**Work to do**
All lines from the top of the records below through the line holding "snr200, snr250, snr300];", and only those, should be printed exactly, minus the pictures.

**Material for the task**
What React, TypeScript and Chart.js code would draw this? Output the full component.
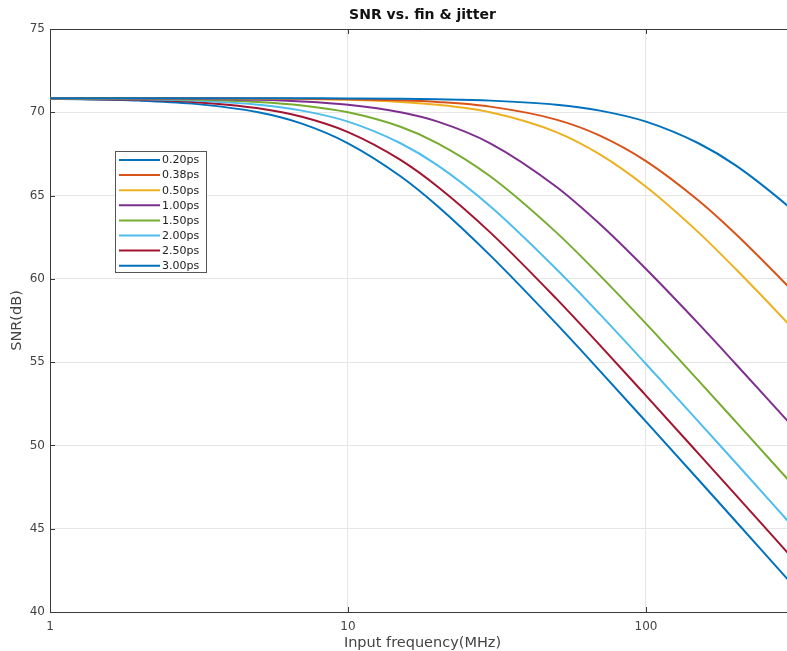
import React, { useEffect, useRef } from "react";
import { Chart, registerables } from "chart.js";

Chart.register(...registerables);

// Input frequency (MHz)
const frequencies = [1, 2, 3, 5, 7, 10, 15, 20, 30, 50, 70, 100, 150, 200, 300, 316];

const jitterLabels = ["0.20ps", "0.38ps", "0.50ps", "1.00ps", "1.50ps", "2.00ps", "2.50ps", "3.00ps"];

// SNR (dB)
const snr020 = [70.85, 70.85, 70.85, 70.85, 70.84, 70.83, 70.81, 70.78, 70.7, 70.45, 70.1, 69.44, 68.14, 66.81, 64.36, 64.0];
const snr038 = [70.85, 70.85, 70.84, 70.83, 70.82, 70.79, 70.72, 70.62, 70.34, 69.56, 68.6, 67.07, 64.7, 62.69, 59.55, 59.13];
const snr050 = [70.85, 70.85, 70.84, 70.82, 70.8, 70.75, 70.62, 70.45, 70.0, 68.81, 67.47, 65.53, 62.79, 60.59, 57.31, 56.87];
const snr100 = [70.85, 70.83, 70.81, 70.75, 70.65, 70.45, 70.0, 69.44, 68.14, 65.53, 63.29, 60.59, 57.31, 54.89, 51.43, 50.99];
const snr150 = [70.84, 70.81, 70.77, 70.62, 70.41, 70.0, 69.13, 68.14, 66.16, 62.79, 60.21, 57.31, 53.89, 51.43, 47.94, 47.49];
const snr200 = [70.83, 70.78, 70.7, 70.45, 70.1, 69.44, 68.14, 66.81, 64.36, 60.59, 57.88, 54.89, 51.43, 48.96, 45.45, 45.0];
const snr250 = [70.82, 70.75, 70.62, 70.24, 69.73, 68.81, 67.14, 65.53, 62.79, 58.81, 56.02, 52.99, 49.51, 47.03, 43.52, 43.07];
const snr300 = [70.81, 70.7, 70.52, 70.0, 69.32, 68.14, 66.16, 64.36, 61.41, 57.31, 54.48, 51.43, 47.94, 45.45, 41.93, 41.48];

const seriesValues = [snr020, snr038, snr050, snr100, snr150, snr200, snr250, snr300];

const seriesColors = ["#0072BD", "#D95319", "#EDB120", "#7E2F8E", "#77AC30", "#4DBEEE", "#A2142F", "#0072BD"];

const xTickValues = [1, 10, 100];
const yTickValues = [40, 45, 50, 55, 60, 65, 70, 75];

const titleText = "SNR vs. fin & jitter";
const xAxisTitle = "Input frequency(MHz)";
const yAxisTitle = "SNR(dB)";

const FONT = "'DejaVu Sans', sans-serif";
const AXIS_COLOR = "#3a3a3a";
const TEXT_COLOR = "#444444";

const decorPlugin = {
  id: "decor",
  afterDatasetsDraw(chart: any) {
    const { ctx, chartArea } = chart;
    const { left, right, top, bottom } = chartArea;
    const xs = chart.scales.x;
    const ys = chart.scales.y;
    ctx.save();
    ctx.strokeStyle = AXIS_COLOR;
    ctx.lineWidth = 1;
    // top border
    ctx.beginPath();
    ctx.moveTo(left, Math.round(top) + 0.5);
    ctx.lineTo(right, Math.round(top) + 0.5);
    ctx.stroke();
    // inward ticks
    ctx.beginPath();
    for (const v of yTickValues) {
      const y = Math.round(ys.getPixelForValue(v)) + 0.5;
      ctx.moveTo(left, y);
      ctx.lineTo(left + 5, y);
    }
    for (const v of xTickValues) {
      const x = Math.round(xs.getPixelForValue(v)) + 0.5;
      ctx.moveTo(x, bottom);
      ctx.lineTo(x, bottom - 5);
      ctx.moveTo(x, top);
      ctx.lineTo(x, top + 5);
    }
    ctx.stroke();

    // title
    ctx.fillStyle = "#111111";
    ctx.font = `bold 14px ${FONT}`;
    ctx.textAlign = "center";
    ctx.textBaseline = "middle";
    ctx.fillText(titleText, (left + right) / 2, 15);

    // legend
    const bx = 115.5;
    const by = 151.5;
    const bw = 91;
    const bh = 121;
    ctx.fillStyle = "#ffffff";
    ctx.fillRect(bx, by, bw, bh);
    ctx.strokeStyle = "#555555";
    ctx.lineWidth = 1;
    ctx.strokeRect(bx, by, bw, bh);
    ctx.font = `11px ${FONT}`;
    ctx.textAlign = "left";
    ctx.textBaseline = "middle";
    jitterLabels.forEach((lab, i) => {
      const y = 160 + i * 15.1;
      ctx.strokeStyle = seriesColors[i];
      ctx.lineWidth = 2;
      ctx.beginPath();
      ctx.moveTo(119, y);
      ctx.lineTo(160, y);
      ctx.stroke();
      ctx.fillStyle = "#222222";
      ctx.fillText(lab, 162, y + 0.5);
    });
    ctx.restore();
  },
};

export default function App() {
  const canvasRef = useRef<HTMLCanvasElement | null>(null);

  useEffect(() => {
    const canvas = canvasRef.current;
    if (!canvas) return;
    const datasets = seriesValues.map((vals, i) => ({
      label: jitterLabels[i],
      data: frequencies.map((f, j) => ({ x: f, y: vals[j] })),
      borderColor: seriesColors[i],
      backgroundColor: seriesColors[i],
      borderWidth: 2,
      pointRadius: 0,
      cubicInterpolationMode: "monotone" as const,
      fill: false,
    }));

    const chart = new Chart(canvas, {
      type: "line",
      data: { datasets },
      options: {
        responsive: false,
        animation: false,
        devicePixelRatio: 1,
        layout: { padding: { top: 29, right: 25, bottom: 0, left: 0 } },
        plugins: {
          legend: { display: false },
          title: { display: false },
          tooltip: { enabled: false },
        },
        scales: {
          x: {
            type: "logarithmic",
            min: 1,
            max: 316.23,
            afterBuildTicks: (s: any) => {
              s.ticks = xTickValues.map((v) => ({ value: v }));
            },
            afterFit: (s: any) => {
              s.height = 39;
            },
            ticks: {
              autoSkip: false,
              maxRotation: 0,
              padding: 8,
              color: TEXT_COLOR,
              font: { family: FONT, size: 12 },
              callback: (v: any) => String(v),
            },
            grid: { color: "#e6e6e6", drawTicks: false, lineWidth: 1 },
            border: { display: true, color: AXIS_COLOR, width: 1 },
            title: {
              display: true,
              text: xAxisTitle,
              color: TEXT_COLOR,
              font: { family: FONT, size: 14.5 },
              padding: { top: 0, bottom: -1 },
            },
          },
          y: {
            type: "linear",
            min: 40,
            max: 75,
            afterBuildTicks: (s: any) => {
              s.ticks = yTickValues.map((v) => ({ value: v }));
            },
            afterFit: (s: any) => {
              s.width = 50;
            },
            ticks: {
              padding: 5,
              color: TEXT_COLOR,
              font: { family: FONT, size: 12 },
            },
            grid: { color: "#e6e6e6", drawTicks: false, lineWidth: 1 },
            border: { display: true, color: AXIS_COLOR, width: 1 },
            title: {
              display: true,
              text: yAxisTitle,
              color: TEXT_COLOR,
              font: { family: FONT, size: 14.5 },
              padding: { top: 9, bottom: 0 },
            },
          },
        },
      },
      plugins: [decorPlugin],
    });
    return () => chart.destroy();
  }, []);

  return (
    <div
      style={{
        position: "absolute",
        left: 0,
        top: 0,
        width: 787,
        height: 651,
        overflow: "hidden",
        background: "#ffffff",
      }}
    >
      <canvas ref={canvasRef} width={820} height={651} style={{ display: "block" }} />
    </div>
  );
}
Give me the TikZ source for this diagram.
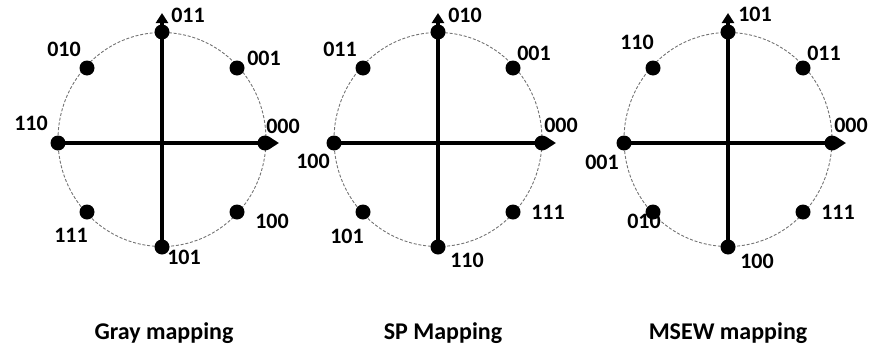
\documentclass[tikz,border=0pt]{standalone}
\usepackage{fontspec}
\setmainfont{Carlito}
\usetikzlibrary{arrows.meta}
\tikzset{
  dot/.style={circle, fill=black, inner sep=0pt, minimum size=15pt},
  ring/.style={draw=black!55, line width=0.9pt, dash pattern=on 3pt off 1.8pt},
  axis/.style={line width=3.2pt, -{Triangle[length=10pt, width=12pt]}},
  bits/.style={font=\fontsize{22}{22}\selectfont\bfseries, inner sep=0pt},
  caption/.style={font=\fontsize{24}{24}\selectfont\bfseries, inner sep=0pt, anchor=base}
}

\begin{document}
\begin{tikzpicture}[x=1pt, y=-1pt]
    \useasboundingbox (0,0) rectangle (870,351);
    % Gray mapping
    \draw[ring] (162,139.5) ellipse [x radius=104, y radius=107];
    \node[dot] (g000) at (265,143) {};
    \node[dot] (g001) at (237,68) {};
    \node[dot] (g011) at (162,32) {};
    \node[dot] (g010) at (87,68) {};
    \node[dot] (g110) at (58,143) {};
    \node[dot] (g111) at (87,212) {};
    \node[dot] (g101) at (162,247) {};
    \node[dot] (g100) at (237,212) {};
    \coordinate (gx) at (279,143);
    \coordinate (gy) at (162,13);
    \draw[axis] (g110.center) -- (gx);
    \draw[axis] (g101.center) -- (gy);
    \node[bits] at (283,126) {000};
    \node[bits] at (264,58) {001};
    \node[bits] at (188,15) {011};
    \node[bits] at (64,49) {010};
    \node[bits] at (31,123) {110};
    \node[bits] at (71,235) {111};
    \node[bits] at (184,257) {101};
    \node[bits] at (272,221) {100};
    \node[caption] (gray) at (164,339) {Gray mapping};
    % SP mapping
    \draw[ring] (438,139.5) ellipse [x radius=104, y radius=107];
    \node[dot] (s000) at (542,143) {};
    \node[dot] (s001) at (513,68) {};
    \node[dot] (s010) at (438,32) {};
    \node[dot] (s011) at (363,68) {};
    \node[dot] (s100) at (334,143) {};
    \node[dot] (s101) at (363,212) {};
    \node[dot] (s110) at (438,247) {};
    \node[dot] (s111) at (513,212) {};
    \coordinate (sx) at (556,143);
    \coordinate (sy) at (438,13);
    \draw[axis] (s100.center) -- (sx);
    \draw[axis] (s110.center) -- (sy);
    \node[bits] at (561,125) {000};
    \node[bits] at (534,53) {001};
    \node[bits] at (465,15) {010};
    \node[bits] at (340,49) {011};
    \node[bits] at (313,161) {100};
    \node[bits] at (347,236) {101};
    \node[bits] at (467,260) {110};
    \node[bits] at (548,212) {111};
    \node[caption] (sp) at (443,339) {SP Mapping};
    % MSEW mapping
    \draw[ring] (728,139.5) ellipse [x radius=104, y radius=107];
    \node[dot] (m000) at (832,143) {};
    \node[dot] (m011) at (803,68) {};
    \node[dot] (m101) at (728,32) {};
    \node[dot] (m110) at (653,68) {};
    \node[dot] (m001) at (624,143) {};
    \node[dot] (m010) at (653,212) {};
    \node[dot] (m100) at (728,247) {};
    \node[dot] (m111) at (803,212) {};
    \coordinate (mx) at (846,143);
    \coordinate (my) at (728,13);
    \draw[axis] (m001.center) -- (mx);
    \draw[axis] (m100.center) -- (my);
    \node[bits] at (851,125) {000};
    \node[bits] at (824,53) {011};
    \node[bits] at (755,14) {101};
    \node[bits] at (637,42) {110};
    \node[bits] at (602,162) {001};
    \node[bits] at (644,221) {010};
    \node[bits] at (757,261) {100};
    \node[bits] at (838,212) {111};
    \node[caption] (msew) at (728,339) {MSEW mapping};
\end{tikzpicture}
\end{document}
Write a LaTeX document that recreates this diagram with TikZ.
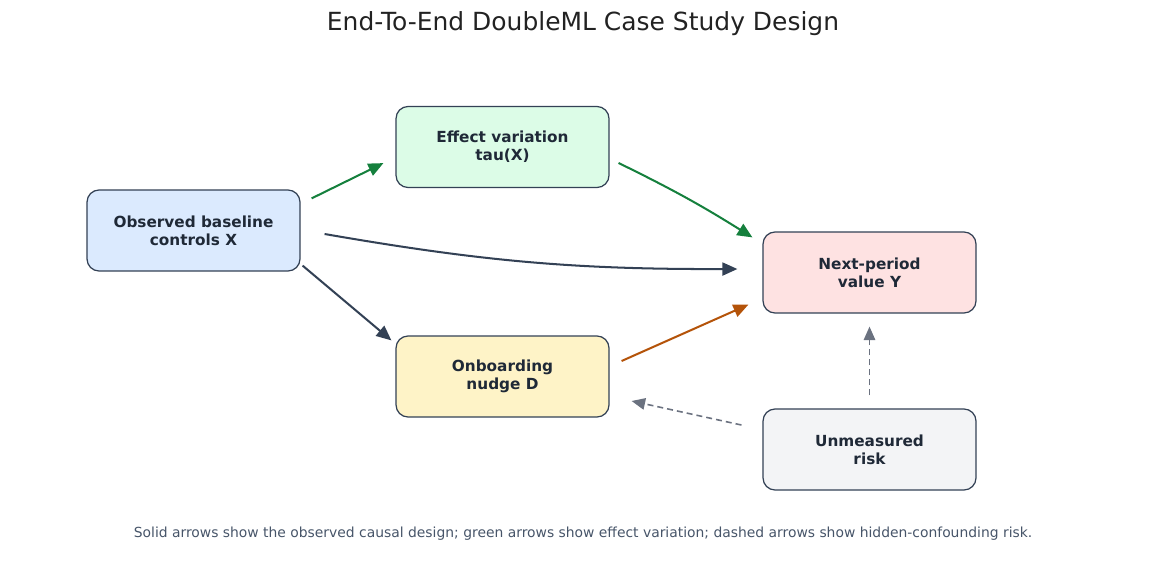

**Result below**
What React, TypeScript and Chart.js code would draw this? Output the full component.
import React, { useEffect, useRef } from "react";
import { Chart, registerables } from "chart.js";

Chart.register(...registerables);

// Input frequency (MHz)
const frequencies = [1, 2, 3, 5, 7, 10, 15, 20, 30, 50, 70, 100, 150, 200, 300, 316];

const jitterLabels = ["0.20ps", "0.38ps", "0.50ps", "1.00ps", "1.50ps", "2.00ps", "2.50ps", "3.00ps"];

// SNR (dB)
const snr020 = [70.85, 70.85, 70.85, 70.85, 70.84, 70.83, 70.81, 70.78, 70.7, 70.45, 70.1, 69.44, 68.14, 66.81, 64.36, 64.0];
const snr038 = [70.85, 70.85, 70.84, 70.83, 70.82, 70.79, 70.72, 70.62, 70.34, 69.56, 68.6, 67.07, 64.7, 62.69, 59.55, 59.13];
const snr050 = [70.85, 70.85, 70.84, 70.82, 70.8, 70.75, 70.62, 70.45, 70.0, 68.81, 67.47, 65.53, 62.79, 60.59, 57.31, 56.87];
const snr100 = [70.85, 70.83, 70.81, 70.75, 70.65, 70.45, 70.0, 69.44, 68.14, 65.53, 63.29, 60.59, 57.31, 54.89, 51.43, 50.99];
const snr150 = [70.84, 70.81, 70.77, 70.62, 70.41, 70.0, 69.13, 68.14, 66.16, 62.79, 60.21, 57.31, 53.89, 51.43, 47.94, 47.49];
const snr200 = [70.83, 70.78, 70.7, 70.45, 70.1, 69.44, 68.14, 66.81, 64.36, 60.59, 57.88, 54.89, 51.43, 48.96, 45.45, 45.0];
const snr250 = [70.82, 70.75, 70.62, 70.24, 69.73, 68.81, 67.14, 65.53, 62.79, 58.81, 56.02, 52.99, 49.51, 47.03, 43.52, 43.07];
const snr300 = [70.81, 70.7, 70.52, 70.0, 69.32, 68.14, 66.16, 64.36, 61.41, 57.31, 54.48, 51.43, 47.94, 45.45, 41.93, 41.48];

const seriesValues = [snr020, snr038, snr050, snr100, snr150, snr200, snr250, snr300];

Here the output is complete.